REPUBLIKA.CO.ID, ANKARA -- Presiden Turki Recep Tayyip Erdogan mengatakan pemerintahnya tidak akan membiarkan demonstrasi yang sudah berlangsung selama sebulan di sebuah universitas Turki tumbuh menjadi protes anti-pemerintah. Demonstrasi ini disebut mirip dengan yang terjadi pada 2013 dan para pengunjuk rasa dikatakannya mirip dengan aksi teroris.
Demonstran yang berasal dari siswa dan guru di Universitas Bogazici Istanbul telah memprotes penunjukan Melih Bulu sebagai rektor oleh Erdogan. Melih adalah seorang akademisi dan mantan kandidat politik.
Mereka mengatakan proses itu tidak demokratis dan ingin dia mengundurkan diri yang menyebabkan perdebatan nasional mengenai wewenang pemerintah. Lebih dari 250 orang ditahan di Istanbul minggu ini dan 69 lainnya ditahan di Ankara.
Kerusuhan tersebut menandai beberapa demonstrasi terbesar sejak 2013 ketika ratusan ribu orang berbaris menentang rencana pemerintah untuk membangun replika barak Ottoman di Taman Gezi Istanbul. “Negara ini tidak akan dijalankan oleh teroris. Kami akan melakukan apapun yang diperlukan untuk mencegah ini,” kata Erdogan kepada anggota Partai AK-nya dilansir dari Aljazirah, Kamis (4/2).
Erdogan mengatakan pengunjuk rasa tidak memiliki nilai-nilai nasional dan spiritual Turki dan merupakan anggota dari kelompok teroris. Pernyataan ini dikatakannya karena pengunjuk rasa diduga berencana menyerang Rektor.

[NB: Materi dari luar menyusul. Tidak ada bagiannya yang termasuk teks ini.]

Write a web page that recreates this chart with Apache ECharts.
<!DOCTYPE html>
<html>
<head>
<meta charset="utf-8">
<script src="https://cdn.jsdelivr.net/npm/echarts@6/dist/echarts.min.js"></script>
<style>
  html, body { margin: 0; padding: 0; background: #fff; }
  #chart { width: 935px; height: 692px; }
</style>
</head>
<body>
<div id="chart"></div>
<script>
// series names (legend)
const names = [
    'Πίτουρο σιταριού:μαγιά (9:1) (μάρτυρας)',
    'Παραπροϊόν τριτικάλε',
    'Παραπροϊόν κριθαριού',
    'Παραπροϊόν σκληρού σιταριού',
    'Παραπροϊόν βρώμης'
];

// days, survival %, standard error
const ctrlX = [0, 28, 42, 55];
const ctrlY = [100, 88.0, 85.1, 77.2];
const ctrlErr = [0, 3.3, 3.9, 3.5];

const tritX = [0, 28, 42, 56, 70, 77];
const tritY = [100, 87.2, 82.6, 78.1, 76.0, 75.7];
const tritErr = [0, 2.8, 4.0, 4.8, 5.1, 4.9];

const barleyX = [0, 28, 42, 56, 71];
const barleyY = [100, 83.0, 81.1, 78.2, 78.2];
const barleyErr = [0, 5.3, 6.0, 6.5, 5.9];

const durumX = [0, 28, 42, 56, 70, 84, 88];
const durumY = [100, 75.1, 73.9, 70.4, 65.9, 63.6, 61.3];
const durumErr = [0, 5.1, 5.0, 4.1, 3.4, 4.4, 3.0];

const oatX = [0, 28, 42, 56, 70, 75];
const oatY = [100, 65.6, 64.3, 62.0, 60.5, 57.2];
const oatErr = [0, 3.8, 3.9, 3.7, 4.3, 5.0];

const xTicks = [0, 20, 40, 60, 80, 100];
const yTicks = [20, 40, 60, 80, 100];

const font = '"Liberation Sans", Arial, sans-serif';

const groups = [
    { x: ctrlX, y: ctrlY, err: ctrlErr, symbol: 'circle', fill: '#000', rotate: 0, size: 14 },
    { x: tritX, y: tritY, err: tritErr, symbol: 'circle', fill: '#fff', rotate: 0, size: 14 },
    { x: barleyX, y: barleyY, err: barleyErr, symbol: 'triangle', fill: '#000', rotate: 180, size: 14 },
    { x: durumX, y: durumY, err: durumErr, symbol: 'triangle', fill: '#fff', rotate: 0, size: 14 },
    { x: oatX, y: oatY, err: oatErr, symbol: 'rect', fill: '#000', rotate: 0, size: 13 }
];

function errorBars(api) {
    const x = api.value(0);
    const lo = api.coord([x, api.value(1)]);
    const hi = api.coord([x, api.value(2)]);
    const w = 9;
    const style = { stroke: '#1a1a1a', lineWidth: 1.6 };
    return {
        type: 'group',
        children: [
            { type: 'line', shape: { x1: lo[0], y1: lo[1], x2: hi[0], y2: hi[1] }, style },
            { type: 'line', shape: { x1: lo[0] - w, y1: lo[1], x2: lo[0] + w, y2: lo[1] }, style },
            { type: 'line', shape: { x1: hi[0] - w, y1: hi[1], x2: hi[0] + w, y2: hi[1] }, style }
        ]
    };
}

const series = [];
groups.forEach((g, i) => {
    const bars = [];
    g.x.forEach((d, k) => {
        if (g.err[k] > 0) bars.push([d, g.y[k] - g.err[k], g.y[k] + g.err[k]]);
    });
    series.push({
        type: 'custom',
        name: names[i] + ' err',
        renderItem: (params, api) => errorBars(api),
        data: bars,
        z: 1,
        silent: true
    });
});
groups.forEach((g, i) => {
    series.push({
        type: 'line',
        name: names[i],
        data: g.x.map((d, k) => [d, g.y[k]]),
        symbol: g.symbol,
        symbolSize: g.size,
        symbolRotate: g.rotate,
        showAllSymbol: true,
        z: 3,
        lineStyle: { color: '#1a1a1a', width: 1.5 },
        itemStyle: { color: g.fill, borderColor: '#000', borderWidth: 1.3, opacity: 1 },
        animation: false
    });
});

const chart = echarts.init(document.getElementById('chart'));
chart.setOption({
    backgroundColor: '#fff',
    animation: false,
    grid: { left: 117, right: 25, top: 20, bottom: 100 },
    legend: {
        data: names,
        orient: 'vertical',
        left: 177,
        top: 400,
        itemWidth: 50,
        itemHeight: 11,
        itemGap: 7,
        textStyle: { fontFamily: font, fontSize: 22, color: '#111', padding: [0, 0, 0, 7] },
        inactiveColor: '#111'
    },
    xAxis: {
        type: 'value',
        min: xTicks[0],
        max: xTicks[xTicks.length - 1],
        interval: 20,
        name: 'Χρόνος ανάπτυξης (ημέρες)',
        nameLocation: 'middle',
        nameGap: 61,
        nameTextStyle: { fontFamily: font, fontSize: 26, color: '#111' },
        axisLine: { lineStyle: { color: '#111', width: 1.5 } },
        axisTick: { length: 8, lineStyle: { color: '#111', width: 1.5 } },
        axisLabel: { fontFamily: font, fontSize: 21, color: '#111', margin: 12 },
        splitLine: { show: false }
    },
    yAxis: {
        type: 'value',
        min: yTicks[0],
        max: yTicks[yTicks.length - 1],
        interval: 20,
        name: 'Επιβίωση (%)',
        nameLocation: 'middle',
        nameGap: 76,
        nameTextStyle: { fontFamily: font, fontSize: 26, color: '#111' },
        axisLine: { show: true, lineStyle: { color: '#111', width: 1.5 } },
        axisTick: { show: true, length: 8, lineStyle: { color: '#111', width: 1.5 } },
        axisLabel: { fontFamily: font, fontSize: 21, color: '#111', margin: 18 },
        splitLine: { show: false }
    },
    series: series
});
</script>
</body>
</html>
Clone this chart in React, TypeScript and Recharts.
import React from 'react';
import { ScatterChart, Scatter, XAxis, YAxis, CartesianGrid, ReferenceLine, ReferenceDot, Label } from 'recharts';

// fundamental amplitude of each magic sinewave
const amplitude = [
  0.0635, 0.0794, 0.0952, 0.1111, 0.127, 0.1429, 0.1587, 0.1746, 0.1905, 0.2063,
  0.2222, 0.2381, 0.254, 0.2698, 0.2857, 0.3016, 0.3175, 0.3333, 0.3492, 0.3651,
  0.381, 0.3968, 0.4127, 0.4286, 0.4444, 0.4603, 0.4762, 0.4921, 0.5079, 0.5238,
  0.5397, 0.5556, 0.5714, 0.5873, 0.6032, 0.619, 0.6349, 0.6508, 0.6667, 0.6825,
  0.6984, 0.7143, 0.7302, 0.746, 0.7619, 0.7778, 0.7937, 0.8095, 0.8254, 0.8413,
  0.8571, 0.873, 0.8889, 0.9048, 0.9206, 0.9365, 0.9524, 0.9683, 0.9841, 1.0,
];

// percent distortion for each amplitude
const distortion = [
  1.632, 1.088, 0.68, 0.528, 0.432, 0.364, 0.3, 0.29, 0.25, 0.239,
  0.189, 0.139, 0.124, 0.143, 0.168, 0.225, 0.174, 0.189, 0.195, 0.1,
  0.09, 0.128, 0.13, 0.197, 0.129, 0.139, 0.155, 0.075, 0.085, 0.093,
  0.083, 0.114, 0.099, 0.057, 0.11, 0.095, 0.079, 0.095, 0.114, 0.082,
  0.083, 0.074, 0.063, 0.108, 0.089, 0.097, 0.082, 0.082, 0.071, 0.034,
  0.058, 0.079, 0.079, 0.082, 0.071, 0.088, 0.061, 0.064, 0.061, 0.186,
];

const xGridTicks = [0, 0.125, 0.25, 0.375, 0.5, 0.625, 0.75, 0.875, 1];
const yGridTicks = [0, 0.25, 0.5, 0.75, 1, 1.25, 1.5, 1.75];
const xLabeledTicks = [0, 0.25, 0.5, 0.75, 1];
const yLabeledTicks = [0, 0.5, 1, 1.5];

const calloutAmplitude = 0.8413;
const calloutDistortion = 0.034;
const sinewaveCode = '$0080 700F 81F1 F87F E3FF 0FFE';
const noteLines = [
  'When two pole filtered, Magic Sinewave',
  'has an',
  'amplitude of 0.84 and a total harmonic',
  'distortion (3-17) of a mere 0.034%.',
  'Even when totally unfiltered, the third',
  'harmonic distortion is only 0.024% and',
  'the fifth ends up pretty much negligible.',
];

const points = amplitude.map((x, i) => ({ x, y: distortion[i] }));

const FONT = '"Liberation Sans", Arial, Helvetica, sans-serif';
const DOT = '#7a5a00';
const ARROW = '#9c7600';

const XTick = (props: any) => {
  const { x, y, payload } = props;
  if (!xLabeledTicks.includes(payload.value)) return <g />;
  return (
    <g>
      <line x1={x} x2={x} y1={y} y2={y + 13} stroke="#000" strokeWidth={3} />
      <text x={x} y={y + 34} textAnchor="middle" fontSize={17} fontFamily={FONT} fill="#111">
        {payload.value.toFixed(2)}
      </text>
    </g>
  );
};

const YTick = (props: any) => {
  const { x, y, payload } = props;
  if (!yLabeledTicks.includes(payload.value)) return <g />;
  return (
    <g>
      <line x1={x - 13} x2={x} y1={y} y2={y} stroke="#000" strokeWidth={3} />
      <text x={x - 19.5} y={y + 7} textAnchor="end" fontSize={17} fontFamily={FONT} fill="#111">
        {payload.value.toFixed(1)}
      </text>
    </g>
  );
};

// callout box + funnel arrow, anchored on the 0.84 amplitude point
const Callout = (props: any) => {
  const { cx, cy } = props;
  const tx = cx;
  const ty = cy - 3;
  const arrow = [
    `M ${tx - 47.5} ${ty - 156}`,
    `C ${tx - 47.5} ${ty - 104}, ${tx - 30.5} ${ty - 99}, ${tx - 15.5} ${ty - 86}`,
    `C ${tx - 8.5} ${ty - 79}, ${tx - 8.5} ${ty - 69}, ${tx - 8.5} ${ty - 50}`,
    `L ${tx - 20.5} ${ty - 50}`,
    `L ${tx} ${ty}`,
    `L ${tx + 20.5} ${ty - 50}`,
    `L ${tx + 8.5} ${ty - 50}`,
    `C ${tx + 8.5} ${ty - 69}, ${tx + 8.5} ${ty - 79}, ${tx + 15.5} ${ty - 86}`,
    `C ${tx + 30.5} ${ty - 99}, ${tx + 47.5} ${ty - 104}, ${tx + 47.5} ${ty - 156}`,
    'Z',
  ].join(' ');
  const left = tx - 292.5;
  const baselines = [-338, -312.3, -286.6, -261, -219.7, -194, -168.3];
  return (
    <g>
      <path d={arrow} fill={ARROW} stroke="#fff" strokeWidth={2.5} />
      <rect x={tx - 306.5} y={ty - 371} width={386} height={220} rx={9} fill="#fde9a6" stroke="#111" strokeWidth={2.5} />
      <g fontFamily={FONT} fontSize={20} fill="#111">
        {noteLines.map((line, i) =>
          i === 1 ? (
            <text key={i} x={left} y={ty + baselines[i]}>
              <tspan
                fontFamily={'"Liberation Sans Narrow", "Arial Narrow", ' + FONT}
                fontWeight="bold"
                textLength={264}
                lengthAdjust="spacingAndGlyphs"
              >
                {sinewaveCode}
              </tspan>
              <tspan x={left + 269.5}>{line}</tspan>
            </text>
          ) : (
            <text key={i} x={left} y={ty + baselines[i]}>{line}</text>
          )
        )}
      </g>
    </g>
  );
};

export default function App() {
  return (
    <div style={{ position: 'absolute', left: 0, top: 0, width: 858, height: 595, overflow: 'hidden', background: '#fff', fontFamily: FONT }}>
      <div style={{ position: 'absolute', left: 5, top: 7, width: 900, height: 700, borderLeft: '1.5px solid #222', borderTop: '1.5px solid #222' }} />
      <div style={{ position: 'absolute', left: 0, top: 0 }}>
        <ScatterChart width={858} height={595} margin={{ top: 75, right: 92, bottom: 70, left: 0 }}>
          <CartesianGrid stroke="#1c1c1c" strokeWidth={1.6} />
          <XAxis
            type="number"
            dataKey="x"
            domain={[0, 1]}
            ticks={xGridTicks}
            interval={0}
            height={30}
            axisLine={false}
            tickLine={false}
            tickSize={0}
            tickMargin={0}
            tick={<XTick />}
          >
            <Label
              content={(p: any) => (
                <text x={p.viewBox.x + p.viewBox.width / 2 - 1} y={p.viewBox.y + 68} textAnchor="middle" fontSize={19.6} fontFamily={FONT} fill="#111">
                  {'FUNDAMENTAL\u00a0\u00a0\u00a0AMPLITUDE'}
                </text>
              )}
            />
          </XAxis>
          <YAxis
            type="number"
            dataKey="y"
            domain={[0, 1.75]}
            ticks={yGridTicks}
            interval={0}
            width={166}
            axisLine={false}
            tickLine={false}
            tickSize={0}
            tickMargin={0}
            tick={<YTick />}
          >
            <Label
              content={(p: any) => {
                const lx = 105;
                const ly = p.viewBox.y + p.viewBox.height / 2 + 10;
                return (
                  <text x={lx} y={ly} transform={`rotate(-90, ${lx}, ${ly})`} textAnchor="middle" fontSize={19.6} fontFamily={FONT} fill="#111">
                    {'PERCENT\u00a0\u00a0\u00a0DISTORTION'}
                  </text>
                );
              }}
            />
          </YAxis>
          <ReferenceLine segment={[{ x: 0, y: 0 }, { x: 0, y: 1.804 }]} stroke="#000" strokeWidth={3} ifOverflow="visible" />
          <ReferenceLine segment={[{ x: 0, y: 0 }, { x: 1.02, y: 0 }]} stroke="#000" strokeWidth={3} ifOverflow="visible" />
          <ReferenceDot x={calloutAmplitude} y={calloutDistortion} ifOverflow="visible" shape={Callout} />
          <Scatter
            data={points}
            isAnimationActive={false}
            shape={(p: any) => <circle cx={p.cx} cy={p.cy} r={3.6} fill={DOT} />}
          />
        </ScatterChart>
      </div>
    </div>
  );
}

"Apakah Anda pelajar atau teroris yang mencoba menyerang kamar rektor? Negara ini tidak akan lagi menyiarkan acara Gezi di Taksim, tidak akan mengizinkannya. Kami tidak mendukung teroris, kami tidak akan,"ungkapnya.
Perselisihan tentang pengangkatan rektor meningkat pekan lalu setelah pengunjuk rasa menggantung poster Ka'bah di depan kantor rektor. Tempat suci Ka'bah di Mekah tersebut disandingkan dengan simbol LGBTQ.
Erdogan berkata tidak akan ada pembenaran untuk LGBTQ di negaranya. “Negara ini nasionalis dan agamis. Dan akan terus berjalan menuju masa depan seperti itu,” ujarnya.
Komentar Erdogan muncul sehari setelah polisi menembakkan gas air mata dan peluru karet untuk membubarkan lebih dari 1.000 orang di Istanbul dan di Ankara.